Harbor town located at the western end of the North Shore of Oahu, Hawaii, fronted by an excellent but temperamental right-breaking wave. Haleiwa is best during winter, and requires a west swell. From three to eight feet it's a lively, hollow high-performance wave. At 10 to 15 feet it's a thrilling but punishing semi-beast that invariably winds down to a closeout finale in what is called the "toilet bowl." An eastbound current—"the treadmill," as locals call it—gets stronger as the waves get bigger, and will quickly pull unwary surfers out of position, to get steamrolled by incoming set waves. Haleiwa is often the North Shore's most active and crowded break. It's a full-amenity area, with a parking lot, showers, lifeguard, barbecue pits, a popular nearshore beginner's surfing area, and the beachfront Haleiwa Surf Center.

The town of Haleiwa was originally populated almost exclusively by plantation workers, who tended the nearby sugarcane and pineapple fields. Soloman Kukea, a full-blooded Hawaiian whose brother was a Waikiki beachboy, started riding Haleiwa's nearshore waves in the early '20s, and was later joined by a few other locals. But the break long remained unknown to the rest of Oahu's surfers, as well as visiting mainlanders.

Hawaii's Henry Preece was riding Haleiwa in the mid-'50s when surfer-filmmaker Greg Noll drove up, filmed Preece, and used the footage in his 1957 surf movie, Search for Surf. By that time, surfers were migrating in ever-larger numbers each winter to the North Shore, usually renting houses a few miles to the east; they used Haleiwa as a supply stop and mail depot, and occasionally dined at the town's cafés.

Haleiwa has been the site of hundreds of amateur surfing contests over the years, beginning with the 1964 Dick Brewer Championships, the first surfing event held on the North Shore. The pro tour's World Cup was the best-known money contest held at Haleiwa, and from 1976 to 1982 it was the international circuit's final event. World Cup winners included Mark Richards, Shaun Tomson, and Margo Oberg. Other pro contests staged at Haleiwa includ the 1977 WISA Cup (won by Lynne Boyer), the 1991 Wyland Pro (Tom Curren), the 1993 Oxbow World Longboarding Championships (Rusty Keaulana), and the 2010 Reef Hawaiian Pro (Joel Parkinson). Haleiwa is one of the three breaks, along with Sunset Beach and Pipeline, that hosts an event in the annual Triple Crown of Surfing. 
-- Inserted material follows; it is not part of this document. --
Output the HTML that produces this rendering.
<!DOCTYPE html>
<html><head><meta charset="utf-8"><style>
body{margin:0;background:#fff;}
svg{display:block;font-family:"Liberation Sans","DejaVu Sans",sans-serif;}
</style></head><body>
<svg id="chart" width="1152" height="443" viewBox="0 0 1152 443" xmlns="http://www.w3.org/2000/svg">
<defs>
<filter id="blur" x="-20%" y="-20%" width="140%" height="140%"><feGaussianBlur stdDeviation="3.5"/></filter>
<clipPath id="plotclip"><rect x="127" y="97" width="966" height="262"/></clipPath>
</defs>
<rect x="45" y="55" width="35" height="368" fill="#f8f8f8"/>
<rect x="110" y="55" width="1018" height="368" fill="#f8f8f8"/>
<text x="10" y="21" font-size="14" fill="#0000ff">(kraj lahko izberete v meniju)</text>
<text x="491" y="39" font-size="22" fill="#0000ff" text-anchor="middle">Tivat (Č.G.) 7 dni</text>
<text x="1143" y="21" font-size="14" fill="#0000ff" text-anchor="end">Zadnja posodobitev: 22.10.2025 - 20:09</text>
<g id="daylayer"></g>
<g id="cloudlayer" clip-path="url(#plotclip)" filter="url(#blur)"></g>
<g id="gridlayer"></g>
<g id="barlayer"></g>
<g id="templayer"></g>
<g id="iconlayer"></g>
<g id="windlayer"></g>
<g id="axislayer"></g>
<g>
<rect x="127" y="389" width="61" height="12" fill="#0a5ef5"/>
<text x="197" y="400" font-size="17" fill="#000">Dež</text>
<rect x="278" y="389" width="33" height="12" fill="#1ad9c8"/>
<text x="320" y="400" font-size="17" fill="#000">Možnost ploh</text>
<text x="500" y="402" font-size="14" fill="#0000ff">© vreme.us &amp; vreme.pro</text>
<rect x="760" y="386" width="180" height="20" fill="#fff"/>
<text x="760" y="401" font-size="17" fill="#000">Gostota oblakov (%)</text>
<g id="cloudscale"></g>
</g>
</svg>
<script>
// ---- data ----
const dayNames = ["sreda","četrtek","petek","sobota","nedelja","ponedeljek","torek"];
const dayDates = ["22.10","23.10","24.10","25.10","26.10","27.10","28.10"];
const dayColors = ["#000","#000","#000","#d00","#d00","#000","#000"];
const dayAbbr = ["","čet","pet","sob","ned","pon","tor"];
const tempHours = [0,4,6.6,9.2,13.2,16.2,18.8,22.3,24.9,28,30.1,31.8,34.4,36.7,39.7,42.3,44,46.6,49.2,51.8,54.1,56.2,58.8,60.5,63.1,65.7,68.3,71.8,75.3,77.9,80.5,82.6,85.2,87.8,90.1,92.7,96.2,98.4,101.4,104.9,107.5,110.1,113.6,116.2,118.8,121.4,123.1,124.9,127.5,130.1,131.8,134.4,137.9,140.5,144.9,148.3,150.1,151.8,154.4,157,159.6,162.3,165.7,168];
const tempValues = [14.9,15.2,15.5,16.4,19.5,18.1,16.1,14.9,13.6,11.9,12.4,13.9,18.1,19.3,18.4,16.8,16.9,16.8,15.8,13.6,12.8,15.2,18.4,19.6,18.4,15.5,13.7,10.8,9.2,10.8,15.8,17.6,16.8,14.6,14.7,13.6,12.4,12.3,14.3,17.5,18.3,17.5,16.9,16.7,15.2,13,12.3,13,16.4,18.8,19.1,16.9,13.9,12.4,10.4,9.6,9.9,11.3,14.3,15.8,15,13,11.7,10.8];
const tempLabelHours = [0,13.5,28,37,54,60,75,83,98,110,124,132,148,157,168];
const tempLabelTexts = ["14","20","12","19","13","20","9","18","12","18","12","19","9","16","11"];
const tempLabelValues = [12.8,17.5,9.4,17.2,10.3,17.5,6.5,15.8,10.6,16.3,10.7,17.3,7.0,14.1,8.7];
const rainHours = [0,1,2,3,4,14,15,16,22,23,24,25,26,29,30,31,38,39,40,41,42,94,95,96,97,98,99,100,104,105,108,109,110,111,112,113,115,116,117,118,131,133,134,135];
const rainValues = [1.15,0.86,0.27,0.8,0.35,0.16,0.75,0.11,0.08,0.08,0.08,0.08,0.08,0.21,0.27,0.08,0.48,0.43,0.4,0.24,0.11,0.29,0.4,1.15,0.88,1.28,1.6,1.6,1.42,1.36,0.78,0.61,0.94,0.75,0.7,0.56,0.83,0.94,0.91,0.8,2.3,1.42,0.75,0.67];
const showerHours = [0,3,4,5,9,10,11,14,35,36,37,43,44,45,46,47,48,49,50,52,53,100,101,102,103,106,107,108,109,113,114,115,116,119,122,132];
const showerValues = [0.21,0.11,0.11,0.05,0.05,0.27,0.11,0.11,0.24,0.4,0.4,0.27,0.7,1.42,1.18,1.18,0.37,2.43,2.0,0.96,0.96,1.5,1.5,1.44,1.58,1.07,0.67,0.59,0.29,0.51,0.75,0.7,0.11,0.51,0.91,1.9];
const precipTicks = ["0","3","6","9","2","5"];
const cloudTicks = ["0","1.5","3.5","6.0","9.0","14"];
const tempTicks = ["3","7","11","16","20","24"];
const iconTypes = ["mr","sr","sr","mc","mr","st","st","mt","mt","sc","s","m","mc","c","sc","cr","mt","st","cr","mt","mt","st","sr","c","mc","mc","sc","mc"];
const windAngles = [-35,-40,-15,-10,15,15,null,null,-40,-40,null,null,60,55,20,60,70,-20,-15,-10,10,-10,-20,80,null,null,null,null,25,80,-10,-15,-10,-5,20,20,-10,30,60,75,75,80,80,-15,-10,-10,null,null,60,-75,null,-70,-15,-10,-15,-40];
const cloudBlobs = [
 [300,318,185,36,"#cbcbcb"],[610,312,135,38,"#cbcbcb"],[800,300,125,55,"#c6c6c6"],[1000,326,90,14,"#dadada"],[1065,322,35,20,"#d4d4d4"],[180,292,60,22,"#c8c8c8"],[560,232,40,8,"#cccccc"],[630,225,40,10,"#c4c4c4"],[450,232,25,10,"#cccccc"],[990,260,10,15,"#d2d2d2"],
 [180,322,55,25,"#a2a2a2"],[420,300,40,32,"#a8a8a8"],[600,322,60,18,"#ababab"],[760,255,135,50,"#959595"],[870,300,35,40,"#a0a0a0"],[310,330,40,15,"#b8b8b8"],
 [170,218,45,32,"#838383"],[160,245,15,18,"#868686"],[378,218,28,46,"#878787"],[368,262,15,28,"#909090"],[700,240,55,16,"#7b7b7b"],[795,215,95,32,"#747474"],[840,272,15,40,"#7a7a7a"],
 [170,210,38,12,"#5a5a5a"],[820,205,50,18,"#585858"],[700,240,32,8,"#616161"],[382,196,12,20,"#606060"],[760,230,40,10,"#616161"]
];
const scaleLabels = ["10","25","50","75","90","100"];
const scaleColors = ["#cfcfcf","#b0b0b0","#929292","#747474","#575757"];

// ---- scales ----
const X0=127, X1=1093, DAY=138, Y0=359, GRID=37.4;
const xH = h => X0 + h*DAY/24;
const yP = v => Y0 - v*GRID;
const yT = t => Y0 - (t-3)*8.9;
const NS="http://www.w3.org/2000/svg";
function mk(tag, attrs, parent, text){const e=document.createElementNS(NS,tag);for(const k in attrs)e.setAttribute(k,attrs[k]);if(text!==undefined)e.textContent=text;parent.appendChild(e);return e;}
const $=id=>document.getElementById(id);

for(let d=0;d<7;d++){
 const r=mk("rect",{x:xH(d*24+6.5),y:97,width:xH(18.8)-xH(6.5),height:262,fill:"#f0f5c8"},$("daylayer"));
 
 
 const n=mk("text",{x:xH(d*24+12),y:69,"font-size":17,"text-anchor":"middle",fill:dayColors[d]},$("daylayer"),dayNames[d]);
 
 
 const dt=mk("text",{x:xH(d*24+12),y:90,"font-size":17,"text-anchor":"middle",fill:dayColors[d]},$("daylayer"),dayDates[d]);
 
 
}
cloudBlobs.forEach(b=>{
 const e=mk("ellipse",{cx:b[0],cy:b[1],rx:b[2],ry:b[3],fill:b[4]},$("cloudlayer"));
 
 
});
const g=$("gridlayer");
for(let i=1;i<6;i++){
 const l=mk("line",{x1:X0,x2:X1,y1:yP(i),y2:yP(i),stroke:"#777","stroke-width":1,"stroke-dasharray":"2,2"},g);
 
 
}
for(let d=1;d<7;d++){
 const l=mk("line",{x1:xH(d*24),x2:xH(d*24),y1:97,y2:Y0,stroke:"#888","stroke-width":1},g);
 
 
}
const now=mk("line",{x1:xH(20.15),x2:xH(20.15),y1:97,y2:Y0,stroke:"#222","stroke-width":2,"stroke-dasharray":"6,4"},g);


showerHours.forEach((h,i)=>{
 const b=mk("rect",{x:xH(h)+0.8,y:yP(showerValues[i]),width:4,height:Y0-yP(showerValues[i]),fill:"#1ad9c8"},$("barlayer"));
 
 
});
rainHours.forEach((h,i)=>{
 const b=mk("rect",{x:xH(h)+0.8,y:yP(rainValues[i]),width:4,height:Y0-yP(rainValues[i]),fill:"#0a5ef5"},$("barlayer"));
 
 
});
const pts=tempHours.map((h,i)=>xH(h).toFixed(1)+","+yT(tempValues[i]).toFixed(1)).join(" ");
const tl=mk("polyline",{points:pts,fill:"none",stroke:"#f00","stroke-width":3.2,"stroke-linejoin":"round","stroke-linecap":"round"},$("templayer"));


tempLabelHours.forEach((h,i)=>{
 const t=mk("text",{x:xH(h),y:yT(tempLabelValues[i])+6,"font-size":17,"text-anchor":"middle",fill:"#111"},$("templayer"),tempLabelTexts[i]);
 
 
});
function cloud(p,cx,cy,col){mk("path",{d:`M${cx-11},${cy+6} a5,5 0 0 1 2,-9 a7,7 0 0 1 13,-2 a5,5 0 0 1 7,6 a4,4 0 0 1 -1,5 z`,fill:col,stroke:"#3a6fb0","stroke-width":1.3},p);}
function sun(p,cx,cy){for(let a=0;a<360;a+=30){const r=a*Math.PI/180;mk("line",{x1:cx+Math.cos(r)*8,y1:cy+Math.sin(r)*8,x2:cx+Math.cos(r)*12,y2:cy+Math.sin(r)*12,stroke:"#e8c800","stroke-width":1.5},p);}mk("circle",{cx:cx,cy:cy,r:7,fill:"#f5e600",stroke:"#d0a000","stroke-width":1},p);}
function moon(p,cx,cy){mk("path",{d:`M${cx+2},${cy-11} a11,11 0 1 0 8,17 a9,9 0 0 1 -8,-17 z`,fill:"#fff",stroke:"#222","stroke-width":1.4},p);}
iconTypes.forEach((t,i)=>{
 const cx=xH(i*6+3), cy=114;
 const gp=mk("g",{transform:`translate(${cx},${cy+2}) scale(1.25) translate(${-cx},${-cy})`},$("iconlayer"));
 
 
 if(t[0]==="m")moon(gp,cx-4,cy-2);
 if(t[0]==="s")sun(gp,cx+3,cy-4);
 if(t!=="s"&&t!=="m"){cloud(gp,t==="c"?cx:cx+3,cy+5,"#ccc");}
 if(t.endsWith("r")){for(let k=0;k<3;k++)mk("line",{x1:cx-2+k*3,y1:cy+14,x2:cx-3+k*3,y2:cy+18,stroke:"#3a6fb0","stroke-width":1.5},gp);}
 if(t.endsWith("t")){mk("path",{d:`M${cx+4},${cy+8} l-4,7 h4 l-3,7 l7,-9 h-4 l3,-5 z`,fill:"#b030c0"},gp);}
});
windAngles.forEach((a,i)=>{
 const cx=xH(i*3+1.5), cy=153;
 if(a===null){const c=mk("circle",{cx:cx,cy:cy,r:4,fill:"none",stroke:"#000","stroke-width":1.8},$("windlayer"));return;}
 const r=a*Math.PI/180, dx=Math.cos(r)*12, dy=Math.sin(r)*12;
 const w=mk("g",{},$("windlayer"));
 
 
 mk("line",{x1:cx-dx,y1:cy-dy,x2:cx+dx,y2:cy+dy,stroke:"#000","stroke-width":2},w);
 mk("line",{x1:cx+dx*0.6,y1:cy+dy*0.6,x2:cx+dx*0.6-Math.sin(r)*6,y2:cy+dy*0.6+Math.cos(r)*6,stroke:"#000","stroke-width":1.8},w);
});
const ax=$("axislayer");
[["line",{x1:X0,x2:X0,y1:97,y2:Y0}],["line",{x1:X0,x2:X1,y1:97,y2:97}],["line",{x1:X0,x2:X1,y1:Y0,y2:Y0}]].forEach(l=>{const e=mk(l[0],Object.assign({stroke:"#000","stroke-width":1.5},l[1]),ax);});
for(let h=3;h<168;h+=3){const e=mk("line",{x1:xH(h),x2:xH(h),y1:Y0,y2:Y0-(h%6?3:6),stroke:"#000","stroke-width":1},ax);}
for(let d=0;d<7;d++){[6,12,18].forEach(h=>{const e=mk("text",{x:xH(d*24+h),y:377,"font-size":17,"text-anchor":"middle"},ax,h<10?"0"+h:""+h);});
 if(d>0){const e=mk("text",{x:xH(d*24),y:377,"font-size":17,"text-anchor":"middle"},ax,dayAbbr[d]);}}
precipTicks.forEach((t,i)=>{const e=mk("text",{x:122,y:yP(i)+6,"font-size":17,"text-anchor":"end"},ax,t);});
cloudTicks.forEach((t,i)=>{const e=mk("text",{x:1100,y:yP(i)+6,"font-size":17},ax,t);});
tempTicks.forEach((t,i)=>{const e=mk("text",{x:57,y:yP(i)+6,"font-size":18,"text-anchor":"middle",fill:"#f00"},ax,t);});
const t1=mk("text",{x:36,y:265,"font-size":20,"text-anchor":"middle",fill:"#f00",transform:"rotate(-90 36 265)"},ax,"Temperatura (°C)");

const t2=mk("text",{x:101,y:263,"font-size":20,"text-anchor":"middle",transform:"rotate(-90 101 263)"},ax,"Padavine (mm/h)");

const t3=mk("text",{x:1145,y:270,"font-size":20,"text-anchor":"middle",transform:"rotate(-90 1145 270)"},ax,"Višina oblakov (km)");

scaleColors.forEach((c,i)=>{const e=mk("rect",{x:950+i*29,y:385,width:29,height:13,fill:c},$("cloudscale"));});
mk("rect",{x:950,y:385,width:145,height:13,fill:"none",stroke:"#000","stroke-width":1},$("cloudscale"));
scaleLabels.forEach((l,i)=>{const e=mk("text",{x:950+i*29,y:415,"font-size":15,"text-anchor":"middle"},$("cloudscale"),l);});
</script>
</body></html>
Haleiwa, with a population just below 4,000 has long been a minor tourist attraction and its two-lane main thoroughfare is lined with art galleries and gift stores. It also remains the commercial and social hub of North Shore surfing, and is home to a dozen surf shops, a major boardmaking factory, and a surfing museum, as well as a number of surfer-frequented cafés and restaurants.

In 2010, Surfer magazine named Haleiwa #2 on their list of America's ten best surf towns, behind Santa Cruz. Haleiwa is featured in Columbia Pictures' 1964 movie Ride the Wild Surf, as well as dozens of surf movies and videos, including Barefoot Adventure (1960), The Endless Summer (1966), Cosmic Children (1970), Wizards of the Water (1982), For the Sea (1994), Searching for Tom Curren (1997), and Harvest (2002).